PAA-Ko Ridge Golf Club and Black Mesa Golf Club, U.S.A.

 
 

PAA-Ko Ridge Golf Club - New Mexico, U.S.A.

Paa-Ko Ridge is a public course of exquisite beauty set in the eastern foothills of the Sandia Mountains above Albuquerque, just off New Mexico's scenic, winding Highway 14, named the Turquoise Trail after the turquoise mines that once flourished in the area. There are ruins of ancient Anasazi Indian dwellings nearby, and Paa-Ko takes its name from the Anasazi "root of the cottonwood tree." The course features stunning elevation changes and carries to broad, bluegrass fairways garlanded with pinon pines, cedars, prickly pear, and barrel cacti, with views of the Estancia Valley below. Golf course architect Ken Dye and his partner Baxter Spann have made their reputations creating courses that flow effortlessly through the mesas and mesquite of New Mexico's high mountain desert.

Black Mesa Golf Club - New Mexico, U.S.A.

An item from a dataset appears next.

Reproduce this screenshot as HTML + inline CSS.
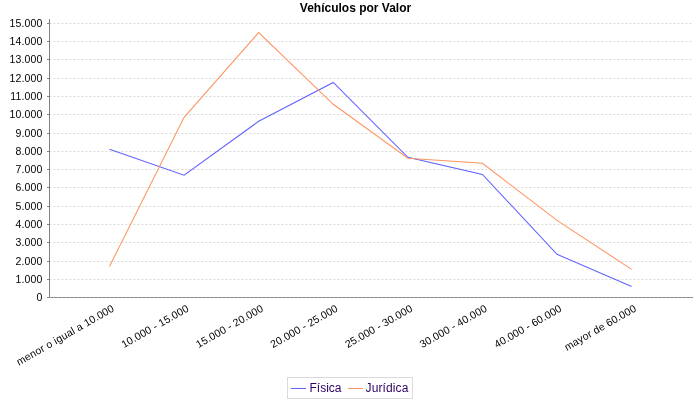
<!DOCTYPE html>
<html><head><meta charset="utf-8"><style>
html,body{margin:0;padding:0;background:#fff;width:700px;height:400px;overflow:hidden}
svg{display:block;font-family:"Liberation Sans",sans-serif;will-change:transform}
</style></head><body>
<svg width="700" height="400" viewBox="0 0 700 400">
<rect width="700" height="400" fill="#fff"/>
<line x1="49.4" y1="279.5" x2="693" y2="279.5" stroke="#dadada" stroke-width="1" stroke-dasharray="2 2"/>
<line x1="49.4" y1="261.5" x2="693" y2="261.5" stroke="#dadada" stroke-width="1" stroke-dasharray="2 2"/>
<line x1="49.4" y1="242.5" x2="693" y2="242.5" stroke="#dadada" stroke-width="1" stroke-dasharray="2 2"/>
<line x1="49.4" y1="224.5" x2="693" y2="224.5" stroke="#dadada" stroke-width="1" stroke-dasharray="2 2"/>
<line x1="49.4" y1="206.5" x2="693" y2="206.5" stroke="#dadada" stroke-width="1" stroke-dasharray="2 2"/>
<line x1="49.4" y1="187.5" x2="693" y2="187.5" stroke="#dadada" stroke-width="1" stroke-dasharray="2 2"/>
<line x1="49.4" y1="169.5" x2="693" y2="169.5" stroke="#dadada" stroke-width="1" stroke-dasharray="2 2"/>
<line x1="49.4" y1="151.5" x2="693" y2="151.5" stroke="#dadada" stroke-width="1" stroke-dasharray="2 2"/>
<line x1="49.4" y1="133.5" x2="693" y2="133.5" stroke="#dadada" stroke-width="1" stroke-dasharray="2 2"/>
<line x1="49.4" y1="114.5" x2="693" y2="114.5" stroke="#dadada" stroke-width="1" stroke-dasharray="2 2"/>
<line x1="49.4" y1="96.5" x2="693" y2="96.5" stroke="#dadada" stroke-width="1" stroke-dasharray="2 2"/>
<line x1="49.4" y1="78.5" x2="693" y2="78.5" stroke="#dadada" stroke-width="1" stroke-dasharray="2 2"/>
<line x1="49.4" y1="59.5" x2="693" y2="59.5" stroke="#dadada" stroke-width="1" stroke-dasharray="2 2"/>
<line x1="49.4" y1="41.5" x2="693" y2="41.5" stroke="#dadada" stroke-width="1" stroke-dasharray="2 2"/>
<line x1="49.4" y1="23.5" x2="693" y2="23.5" stroke="#dadada" stroke-width="1" stroke-dasharray="2 2"/>
<line x1="49.5" y1="19" x2="49.5" y2="298" stroke="#808080" stroke-width="1" shape-rendering="crispEdges"/>
<line x1="49" y1="297.5" x2="693" y2="297.5" stroke="#a0a0a0" stroke-width="1" shape-rendering="crispEdges"/>
<line x1="51.4" y1="297.5" x2="693" y2="297.5" stroke="rgba(0,0,0,0.18)" stroke-width="1" stroke-dasharray="2 2"/>
<line x1="47" y1="297.5" x2="49" y2="297.5" stroke="#808080" stroke-width="1" shape-rendering="crispEdges"/>
<text x="42.6" y="300.7" text-anchor="end" font-size="10.5" letter-spacing="0.15">0</text>
<line x1="47" y1="279.5" x2="49" y2="279.5" stroke="#808080" stroke-width="1" shape-rendering="crispEdges"/>
<text x="42.6" y="282.7" text-anchor="end" font-size="10.5" letter-spacing="0.15">1.000</text>
<line x1="47" y1="261.5" x2="49" y2="261.5" stroke="#808080" stroke-width="1" shape-rendering="crispEdges"/>
<text x="42.6" y="264.7" text-anchor="end" font-size="10.5" letter-spacing="0.15">2.000</text>
<line x1="47" y1="242.5" x2="49" y2="242.5" stroke="#808080" stroke-width="1" shape-rendering="crispEdges"/>
<text x="42.6" y="245.7" text-anchor="end" font-size="10.5" letter-spacing="0.15">3.000</text>
<line x1="47" y1="224.5" x2="49" y2="224.5" stroke="#808080" stroke-width="1" shape-rendering="crispEdges"/>
<text x="42.6" y="227.7" text-anchor="end" font-size="10.5" letter-spacing="0.15">4.000</text>
<line x1="47" y1="206.5" x2="49" y2="206.5" stroke="#808080" stroke-width="1" shape-rendering="crispEdges"/>
<text x="42.6" y="209.7" text-anchor="end" font-size="10.5" letter-spacing="0.15">5.000</text>
<line x1="47" y1="187.5" x2="49" y2="187.5" stroke="#808080" stroke-width="1" shape-rendering="crispEdges"/>
<text x="42.6" y="190.7" text-anchor="end" font-size="10.5" letter-spacing="0.15">6.000</text>
<line x1="47" y1="169.5" x2="49" y2="169.5" stroke="#808080" stroke-width="1" shape-rendering="crispEdges"/>
<text x="42.6" y="172.7" text-anchor="end" font-size="10.5" letter-spacing="0.15">7.000</text>
<line x1="47" y1="151.5" x2="49" y2="151.5" stroke="#808080" stroke-width="1" shape-rendering="crispEdges"/>
<text x="42.6" y="154.7" text-anchor="end" font-size="10.5" letter-spacing="0.15">8.000</text>
<line x1="47" y1="133.5" x2="49" y2="133.5" stroke="#808080" stroke-width="1" shape-rendering="crispEdges"/>
<text x="42.6" y="136.7" text-anchor="end" font-size="10.5" letter-spacing="0.15">9.000</text>
<line x1="47" y1="114.5" x2="49" y2="114.5" stroke="#808080" stroke-width="1" shape-rendering="crispEdges"/>
<text x="42.6" y="117.7" text-anchor="end" font-size="10.5" letter-spacing="0.15">10.000</text>
<line x1="47" y1="96.5" x2="49" y2="96.5" stroke="#808080" stroke-width="1" shape-rendering="crispEdges"/>
<text x="42.6" y="99.7" text-anchor="end" font-size="10.5" letter-spacing="0.15">11.000</text>
<line x1="47" y1="78.5" x2="49" y2="78.5" stroke="#808080" stroke-width="1" shape-rendering="crispEdges"/>
<text x="42.6" y="81.7" text-anchor="end" font-size="10.5" letter-spacing="0.15">12.000</text>
<line x1="47" y1="59.5" x2="49" y2="59.5" stroke="#808080" stroke-width="1" shape-rendering="crispEdges"/>
<text x="42.6" y="62.7" text-anchor="end" font-size="10.5" letter-spacing="0.15">13.000</text>
<line x1="47" y1="41.5" x2="49" y2="41.5" stroke="#808080" stroke-width="1" shape-rendering="crispEdges"/>
<text x="42.6" y="44.7" text-anchor="end" font-size="10.5" letter-spacing="0.15">14.000</text>
<line x1="47" y1="23.5" x2="49" y2="23.5" stroke="#808080" stroke-width="1" shape-rendering="crispEdges"/>
<text x="42.6" y="26.7" text-anchor="end" font-size="10.5" letter-spacing="0.15">15.000</text>
<polyline points="109.50,149.30 184.09,175.20 258.67,121.30 333.26,82.50 407.84,157.30 482.43,174.40 557.02,254.30 631.60,286.40" fill="none" stroke="#6262ff" stroke-width="1.05" stroke-linejoin="miter"/>
<polyline points="109.50,266.40 184.09,117.30 258.67,32.60 333.26,104.30 407.84,158.20 482.43,163.30 557.02,220.40 631.60,269.40" fill="none" stroke="#ff9460" stroke-width="1.05" stroke-linejoin="miter"/>
<text x="111.00" y="303.50" text-anchor="end" font-size="10.5" letter-spacing="0.15" transform="rotate(-30 111.00 303.50)" dominant-baseline="hanging">menor o igual a 10.000</text>
<text x="185.59" y="303.50" text-anchor="end" font-size="10.5" letter-spacing="0.15" transform="rotate(-30 185.59 303.50)" dominant-baseline="hanging">10.000 - 15.000</text>
<text x="260.17" y="303.50" text-anchor="end" font-size="10.5" letter-spacing="0.15" transform="rotate(-30 260.17 303.50)" dominant-baseline="hanging">15.000 - 20.000</text>
<text x="334.76" y="303.50" text-anchor="end" font-size="10.5" letter-spacing="0.15" transform="rotate(-30 334.76 303.50)" dominant-baseline="hanging">20.000 - 25.000</text>
<text x="409.34" y="303.50" text-anchor="end" font-size="10.5" letter-spacing="0.15" transform="rotate(-30 409.34 303.50)" dominant-baseline="hanging">25.000 - 30.000</text>
<text x="483.93" y="303.50" text-anchor="end" font-size="10.5" letter-spacing="0.15" transform="rotate(-30 483.93 303.50)" dominant-baseline="hanging">30.000 - 40.000</text>
<text x="558.52" y="303.50" text-anchor="end" font-size="10.5" letter-spacing="0.15" transform="rotate(-30 558.52 303.50)" dominant-baseline="hanging">40.000 - 60.000</text>
<text x="633.10" y="303.50" text-anchor="end" font-size="10.5" letter-spacing="0.15" transform="rotate(-30 633.10 303.50)" dominant-baseline="hanging">mayor de 60.000</text>
<text x="355.5" y="12" text-anchor="middle" font-size="12" font-weight="bold">Vehículos por Valor</text>
<rect x="287.5" y="377.5" width="125" height="21" fill="#fff" stroke="#dadada" stroke-width="1"/>
<line x1="291" y1="388.5" x2="306" y2="388.5" stroke="#6262ff" stroke-width="1"/>
<text x="309.5" y="392" font-size="12" fill="#2e0066">Física</text>
<line x1="348" y1="388.5" x2="363" y2="388.5" stroke="#ff9460" stroke-width="1"/>
<text x="365.6" y="392" font-size="12" letter-spacing="0.1" fill="#2e0066">Jurídica</text>
</svg>
</body></html>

Black Mesa Golf Club is a stunning course that streams through the New Mexican high desert on the Santa Clara Pueblo 30 minutes north of Santa Fe. Opened in 2003, Black Mesa was designed by Baxter Spann of the firm of Finger Dye Spann, whose partner Ken Dye is responsible for two other New Mexico gems, Pinon Hilis and Paa-Ko Ridge. Spann did not try to alter the terrain, but instead fitted swirling fairways and dollops of green between crowns of sandstone and rocky gullies cut by ancient arroyos. Spann created big pin wheeling bunkers and oversized greens in the natural depressions that are surrounded by wiry wild grasses and juniper bushes.